Et puis il y a cette scène de l'ascenseur. Cette scène de folie furieuse, tout en étirement et en resserrement, l'une des plus belles de ces dernières années ! Le paroxysme symboliste du film, qui doit bien faire 15 minutes au moins, où Ventura affronte ses démons, littéralement, sous la forme d'un soldat au visage peinturluré, vecteur de toutes ces voix difformes et effrayantes qui se moquent de lui. Dans ce passage claustrophobique à souhait, la caméra alterne entre les deux entités, les deux mythes, les saisit dans leur immobilité, tourne, décante l'histoire peu à peu vers l'horreur.

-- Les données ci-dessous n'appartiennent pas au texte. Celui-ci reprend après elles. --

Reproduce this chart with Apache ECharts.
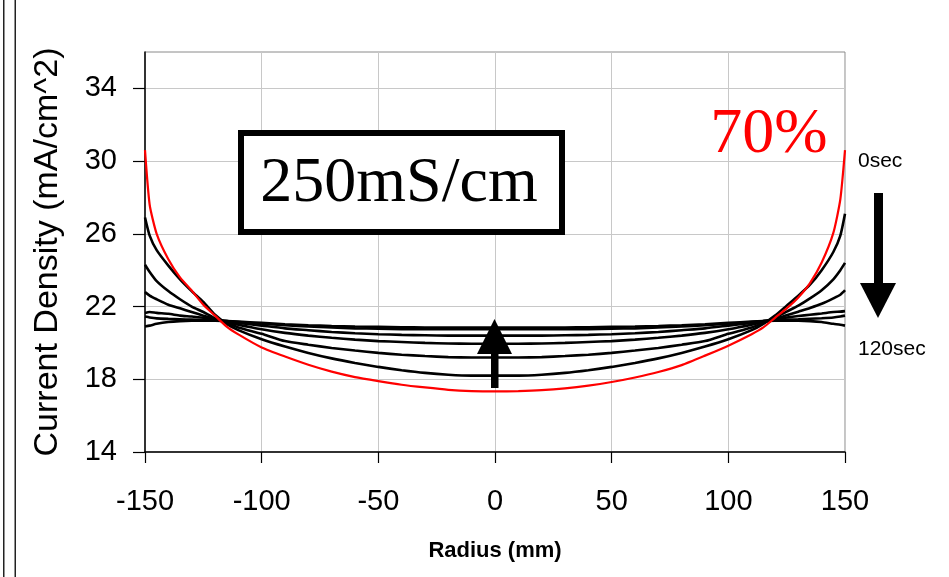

Alors Ventura, se figeant dans un geste superbe qui signifie autant la défense que le dépassement, montre sa lutte contre l'obscurantisme, contre l'oubli, contre la moquerie, contre l'injustice. Avec ces notes d'orgue impressionnantes sorties de nulle part, cet instant est alors scellé comme celui du refus, et de la promesse d'un avenir chanté. Quelle émotion !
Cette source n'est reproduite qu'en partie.